### EXERCISE
Lines holding the string "document" are the ones to copy from this listing.
□ □ □ □ □
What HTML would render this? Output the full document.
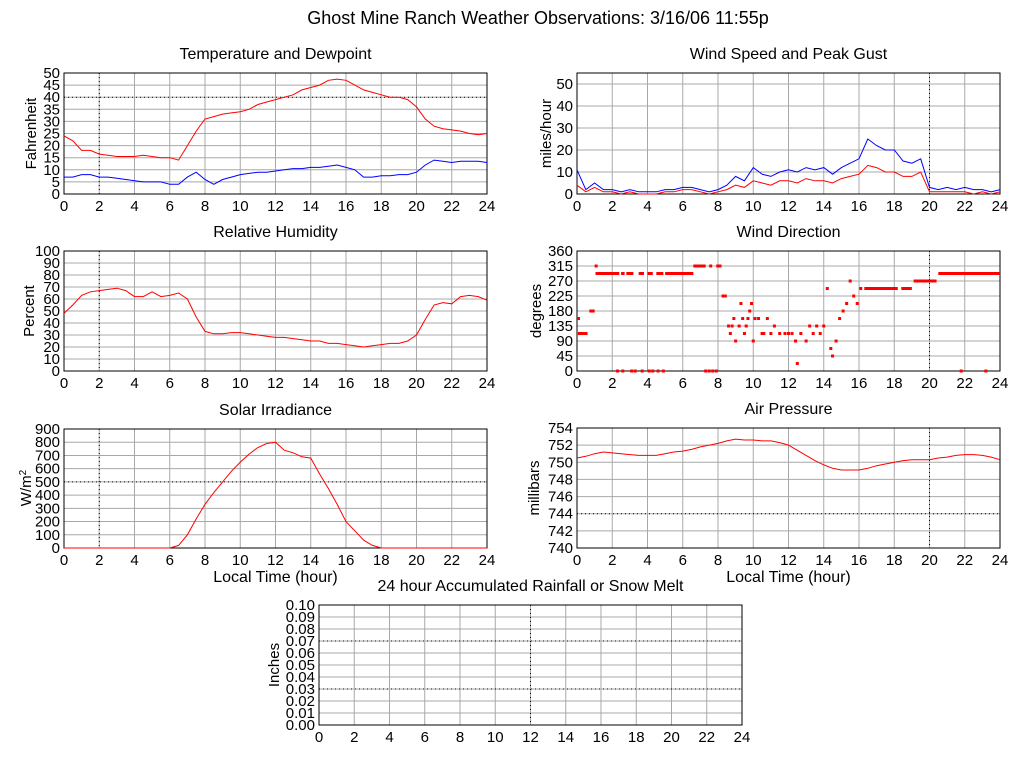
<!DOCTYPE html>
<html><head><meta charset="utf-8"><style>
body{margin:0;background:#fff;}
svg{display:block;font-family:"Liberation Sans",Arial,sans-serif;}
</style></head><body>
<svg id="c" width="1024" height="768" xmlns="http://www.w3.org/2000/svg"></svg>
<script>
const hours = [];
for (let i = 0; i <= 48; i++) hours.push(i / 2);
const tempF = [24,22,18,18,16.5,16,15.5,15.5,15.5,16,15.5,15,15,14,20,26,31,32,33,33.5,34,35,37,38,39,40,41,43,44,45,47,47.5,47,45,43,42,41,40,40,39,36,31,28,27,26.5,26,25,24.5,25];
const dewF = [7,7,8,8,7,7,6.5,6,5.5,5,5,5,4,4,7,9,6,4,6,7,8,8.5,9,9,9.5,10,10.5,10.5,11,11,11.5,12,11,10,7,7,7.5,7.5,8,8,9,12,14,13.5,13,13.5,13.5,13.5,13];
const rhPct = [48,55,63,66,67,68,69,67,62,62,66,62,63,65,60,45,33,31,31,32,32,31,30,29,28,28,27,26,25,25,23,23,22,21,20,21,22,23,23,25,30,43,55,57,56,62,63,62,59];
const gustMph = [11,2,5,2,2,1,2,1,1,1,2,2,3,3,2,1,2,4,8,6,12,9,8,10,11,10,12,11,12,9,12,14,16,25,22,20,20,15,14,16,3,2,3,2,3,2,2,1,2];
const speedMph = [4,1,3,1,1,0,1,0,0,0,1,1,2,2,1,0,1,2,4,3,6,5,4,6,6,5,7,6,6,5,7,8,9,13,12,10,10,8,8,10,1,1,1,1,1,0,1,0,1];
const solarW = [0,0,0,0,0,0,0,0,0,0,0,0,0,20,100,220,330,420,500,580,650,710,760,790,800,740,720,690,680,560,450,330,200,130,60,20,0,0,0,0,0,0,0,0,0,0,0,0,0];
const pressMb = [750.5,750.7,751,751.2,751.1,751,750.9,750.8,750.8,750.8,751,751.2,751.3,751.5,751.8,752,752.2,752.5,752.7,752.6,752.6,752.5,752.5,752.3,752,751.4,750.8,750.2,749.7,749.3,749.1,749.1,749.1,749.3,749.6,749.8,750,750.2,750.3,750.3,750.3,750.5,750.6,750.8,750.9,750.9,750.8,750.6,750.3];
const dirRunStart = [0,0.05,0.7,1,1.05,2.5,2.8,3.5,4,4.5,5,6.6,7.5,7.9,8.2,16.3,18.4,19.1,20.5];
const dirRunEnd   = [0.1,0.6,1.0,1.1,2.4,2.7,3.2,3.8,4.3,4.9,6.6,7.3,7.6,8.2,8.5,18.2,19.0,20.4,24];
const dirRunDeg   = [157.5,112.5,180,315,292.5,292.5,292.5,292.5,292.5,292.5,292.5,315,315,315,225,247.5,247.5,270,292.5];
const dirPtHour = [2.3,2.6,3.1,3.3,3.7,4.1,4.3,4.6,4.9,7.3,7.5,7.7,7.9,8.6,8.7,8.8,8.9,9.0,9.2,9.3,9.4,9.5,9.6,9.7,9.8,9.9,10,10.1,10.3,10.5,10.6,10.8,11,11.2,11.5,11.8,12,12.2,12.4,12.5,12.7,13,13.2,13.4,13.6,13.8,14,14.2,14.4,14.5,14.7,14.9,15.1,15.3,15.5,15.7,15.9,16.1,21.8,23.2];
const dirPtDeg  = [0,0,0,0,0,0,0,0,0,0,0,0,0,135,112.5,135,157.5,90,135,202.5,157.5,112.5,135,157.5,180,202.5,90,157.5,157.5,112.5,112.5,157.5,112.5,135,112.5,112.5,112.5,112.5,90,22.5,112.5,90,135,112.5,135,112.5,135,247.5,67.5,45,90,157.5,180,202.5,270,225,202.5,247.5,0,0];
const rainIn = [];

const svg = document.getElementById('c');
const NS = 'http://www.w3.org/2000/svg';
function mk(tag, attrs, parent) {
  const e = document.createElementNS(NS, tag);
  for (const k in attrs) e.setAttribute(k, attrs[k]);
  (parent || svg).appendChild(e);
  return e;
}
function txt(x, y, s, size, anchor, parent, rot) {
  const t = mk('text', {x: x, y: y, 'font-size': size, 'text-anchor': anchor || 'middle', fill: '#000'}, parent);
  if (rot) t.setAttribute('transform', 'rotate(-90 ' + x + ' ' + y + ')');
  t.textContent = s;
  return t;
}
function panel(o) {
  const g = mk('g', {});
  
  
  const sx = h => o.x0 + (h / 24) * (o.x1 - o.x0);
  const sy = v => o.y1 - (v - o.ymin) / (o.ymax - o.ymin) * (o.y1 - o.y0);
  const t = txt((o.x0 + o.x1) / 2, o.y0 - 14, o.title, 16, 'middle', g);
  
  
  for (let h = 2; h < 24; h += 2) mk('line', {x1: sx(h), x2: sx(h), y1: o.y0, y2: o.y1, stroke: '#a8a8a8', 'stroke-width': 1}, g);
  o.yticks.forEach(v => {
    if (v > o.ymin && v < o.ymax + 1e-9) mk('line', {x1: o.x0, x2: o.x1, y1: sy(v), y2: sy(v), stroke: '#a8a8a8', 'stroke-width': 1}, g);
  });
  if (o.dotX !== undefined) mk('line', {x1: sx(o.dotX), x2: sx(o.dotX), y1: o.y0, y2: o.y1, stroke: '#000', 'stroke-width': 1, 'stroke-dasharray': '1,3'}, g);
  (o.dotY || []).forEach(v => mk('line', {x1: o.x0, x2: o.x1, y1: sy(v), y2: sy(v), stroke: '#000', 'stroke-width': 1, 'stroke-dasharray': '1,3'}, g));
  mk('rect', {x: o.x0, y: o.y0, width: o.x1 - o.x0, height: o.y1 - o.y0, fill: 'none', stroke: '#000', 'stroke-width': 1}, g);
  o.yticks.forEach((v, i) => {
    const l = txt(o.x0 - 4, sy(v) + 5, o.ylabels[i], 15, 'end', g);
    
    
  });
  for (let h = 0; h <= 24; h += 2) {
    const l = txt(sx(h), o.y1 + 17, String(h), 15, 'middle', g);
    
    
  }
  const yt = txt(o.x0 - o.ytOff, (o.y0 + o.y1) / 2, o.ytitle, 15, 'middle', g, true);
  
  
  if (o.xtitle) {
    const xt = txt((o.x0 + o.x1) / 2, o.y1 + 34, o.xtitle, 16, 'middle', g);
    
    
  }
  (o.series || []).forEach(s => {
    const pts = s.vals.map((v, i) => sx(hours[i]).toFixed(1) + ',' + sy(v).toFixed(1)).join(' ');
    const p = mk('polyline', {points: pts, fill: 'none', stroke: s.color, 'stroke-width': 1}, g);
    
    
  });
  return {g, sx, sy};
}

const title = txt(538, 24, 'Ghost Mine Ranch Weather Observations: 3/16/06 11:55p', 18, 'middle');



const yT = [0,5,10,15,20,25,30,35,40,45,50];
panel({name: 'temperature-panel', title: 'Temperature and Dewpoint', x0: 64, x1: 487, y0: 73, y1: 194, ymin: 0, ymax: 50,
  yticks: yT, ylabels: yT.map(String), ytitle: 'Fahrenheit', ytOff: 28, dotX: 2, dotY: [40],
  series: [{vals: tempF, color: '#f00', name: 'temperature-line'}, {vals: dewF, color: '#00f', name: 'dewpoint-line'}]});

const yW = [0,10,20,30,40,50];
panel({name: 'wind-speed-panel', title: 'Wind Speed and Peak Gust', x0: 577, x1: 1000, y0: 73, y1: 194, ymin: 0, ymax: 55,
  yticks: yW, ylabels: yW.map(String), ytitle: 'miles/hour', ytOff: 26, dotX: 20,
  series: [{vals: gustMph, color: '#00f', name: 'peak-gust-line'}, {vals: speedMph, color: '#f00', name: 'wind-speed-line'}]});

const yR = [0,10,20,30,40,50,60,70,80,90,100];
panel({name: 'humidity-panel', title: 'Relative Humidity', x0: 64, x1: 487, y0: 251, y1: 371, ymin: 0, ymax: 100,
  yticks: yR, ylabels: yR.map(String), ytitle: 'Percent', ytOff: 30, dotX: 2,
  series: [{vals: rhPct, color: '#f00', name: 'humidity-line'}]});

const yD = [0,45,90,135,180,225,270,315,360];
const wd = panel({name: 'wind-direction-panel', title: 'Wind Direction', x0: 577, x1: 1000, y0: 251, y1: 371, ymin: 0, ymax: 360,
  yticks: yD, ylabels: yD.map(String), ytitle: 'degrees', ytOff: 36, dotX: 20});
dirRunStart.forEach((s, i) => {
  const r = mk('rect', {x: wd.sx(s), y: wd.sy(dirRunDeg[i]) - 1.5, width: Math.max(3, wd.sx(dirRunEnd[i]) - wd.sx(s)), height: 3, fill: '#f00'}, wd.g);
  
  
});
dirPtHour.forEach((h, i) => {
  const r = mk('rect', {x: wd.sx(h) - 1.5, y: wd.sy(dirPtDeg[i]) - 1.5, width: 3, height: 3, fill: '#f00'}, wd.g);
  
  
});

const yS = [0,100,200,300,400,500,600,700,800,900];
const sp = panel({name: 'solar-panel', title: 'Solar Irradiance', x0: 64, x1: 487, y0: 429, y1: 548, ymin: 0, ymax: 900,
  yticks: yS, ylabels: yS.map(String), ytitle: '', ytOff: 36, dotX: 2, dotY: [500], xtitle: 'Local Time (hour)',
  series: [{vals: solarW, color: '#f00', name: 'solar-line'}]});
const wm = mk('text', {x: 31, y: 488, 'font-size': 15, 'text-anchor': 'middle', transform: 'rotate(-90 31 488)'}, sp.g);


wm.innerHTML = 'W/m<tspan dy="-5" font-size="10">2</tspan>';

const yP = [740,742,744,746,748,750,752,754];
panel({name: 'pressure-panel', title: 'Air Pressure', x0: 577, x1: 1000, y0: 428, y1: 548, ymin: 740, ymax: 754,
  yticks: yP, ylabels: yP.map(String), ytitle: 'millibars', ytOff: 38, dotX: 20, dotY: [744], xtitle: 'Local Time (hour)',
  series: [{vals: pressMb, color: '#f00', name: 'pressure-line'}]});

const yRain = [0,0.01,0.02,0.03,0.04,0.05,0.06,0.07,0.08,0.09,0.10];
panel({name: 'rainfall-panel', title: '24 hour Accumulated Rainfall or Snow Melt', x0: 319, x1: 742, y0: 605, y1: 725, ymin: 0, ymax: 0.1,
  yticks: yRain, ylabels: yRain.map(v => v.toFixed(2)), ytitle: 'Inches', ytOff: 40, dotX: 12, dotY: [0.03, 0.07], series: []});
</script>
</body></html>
□ □ □ □ □
### THE RESULT
What HTML would render this? Output the full document.
const svg = document.getElementById('c');
  const e = document.createElementNS(NS, tag);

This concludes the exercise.